Member of the Colorado House of Representatives from the 23rd district
- In office June 4, 2009 – January 11, 2017
- Preceded by: Gwyn Green
- Succeeded by: Chris Kennedy

Personal details
- Born: November 17, 1947 (age 78)
- Party: Democratic

= Max Tyler =

American politician

Max Tyler (born November 17, 1947) is a small business owner and former legislator from Lakewood, Colorado. A Democrat, he was a member of the Colorado House of Representatives in 2010 after being appointed in May 2009 following the resignation of Gwyn Green and subsequently elected to the post. Term-limited, he completed his final term in January 2017. He represented the 23rd district, which covers half of Golden, Applewood, and Lakewood within Jefferson County. The district boundaries changed with the decennial reapportionment in 2011, and the new House District 23 includes north and west Lakewood.

==Biography==
Tyler was the chairman of the Transportation and Energy Committee and the Joint Technology Committee, which he created during the 2013 legislative session.

He also served on the Appropriations and Public Health Care and Human Services Committee. During the interim, Tyler served as the vice-chair of the Transportation Legislation Review Committee.

Tyler has sponsored many bills, such as 'Promoting Affordable Housing', 'Colorado State Patrol Roadside Memorials', and the 'Fund Safe Routes to School Program'.

Tyler served on the board of directors of the Denver Chamber of Commerce. He has founded three businesses focused on graphic design, computer network support and helping small businesses use their technological resources more efficiently.

==Legislative career==

===2009 appointment===
When Gwyn Green announced her resignation from the legislature in April 2009, she suggested Tyler as one of several possible successors. A vacancy committee, composed of Democratic Party precinct officers and local elected officials, was convened to choose a replacement on May 27, 2009, and selected Tyler.
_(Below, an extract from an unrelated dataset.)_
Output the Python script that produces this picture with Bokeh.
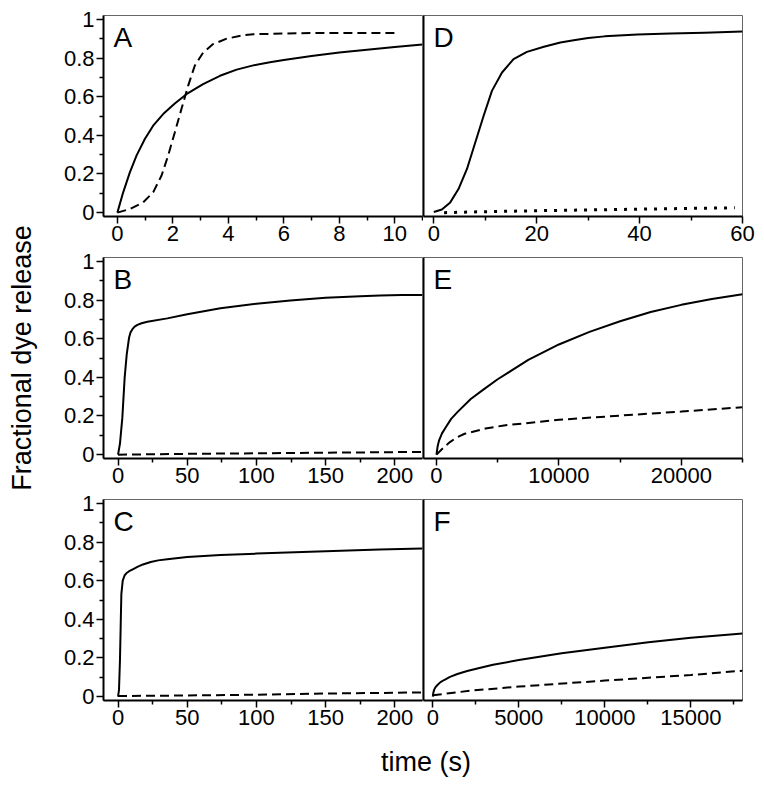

Tyler was sworn in as a member of the state legislature on June 4, 2009.

===2010 legislative Session===

Tyler was assigned by Speaker of the House Terrance Carroll to serve on the Interim Committee on Hospice and Palliative Care in late 2009, where he worked with members of both parties on bills that would be introduced the following January for the 2010 session. Tyler served on the House Committee on Transportation and Energy and the House Committee on Health and Human Services.

In 2010, Tyler helped to pass House Bill 1001, which increased Colorado’s renewable energy standard from 20% to 30% by 2020 and encouraged more investment in distributed generation systems. Tyler also sponsored House Bill 1211, which reduced late vehicle registration fees.

Beginning in 2009, Tyler hosted monthly town hall meetings in both Golden and Lakewood to share information about legislation with his constituents and listen to their feedback. He also hosted a number of coffees with his constituents, sent a regular email newsletter, and conducted several surveys to understand the priorities of the people in House District 23.

===2010 election===
In the 2010 election in House District 23, Tyler defeated Republican challenger Edgar Johansson 53% to 47%. Tyler was sworn into his first full term in the Colorado House of Representatives in January 2011.

===2011 legislative session===

In January 2011, Tyler was assigned by Minority Leader Sal Pace to serve on the House Committee on Transportation and the House Committee on Economic and Business Development (both renamed by the new Republican majority). He was the ranking Democratic member on the Transportation Committee. In both 2011 and 2012, he attempted to pass bills to fund Colorado’s system of small business development centers, but the bills were defeated in committees with Republican majorities.

In 2011, Tyler was successful in passing House Bill 1212, which required government agencies to include LEAN government principles in the performance-based budgeting process. The bill was signed by Governor John Hickenlooper on May 13, 2011.

===2012 legislative session===

In 2012, Tyler attempted to fund small business development centers across the state and a bill to establish a regulator navigator to help businesses understand and work with various state and local regulations.

===2012 election===
In the 2012 General Election, Tyler faced Republican challenger Rick Enstrom. Tyler was reelected by a margin of 50% to 44% with libertarian candidate Michael M. Beckerman receiving the remainder of the vote.

===2013 legislative session===
Tyler was appointed by Speaker of the House Mark Ferrandino as the Chair of the House Transportation and Energy Committee for the 2013 legislative session. He also sponsored legislation investing $300,000 in Colorado's small business development centers.

===2014 legislative session===
Tyler sponsored legislation to encourage more investment in Colorado's growing advanced industries and a bill to reduce the number of waste tires across the state. He supported renewable energy and sponsored legislation to encourage more solar gardens and increase energy efficiency schools.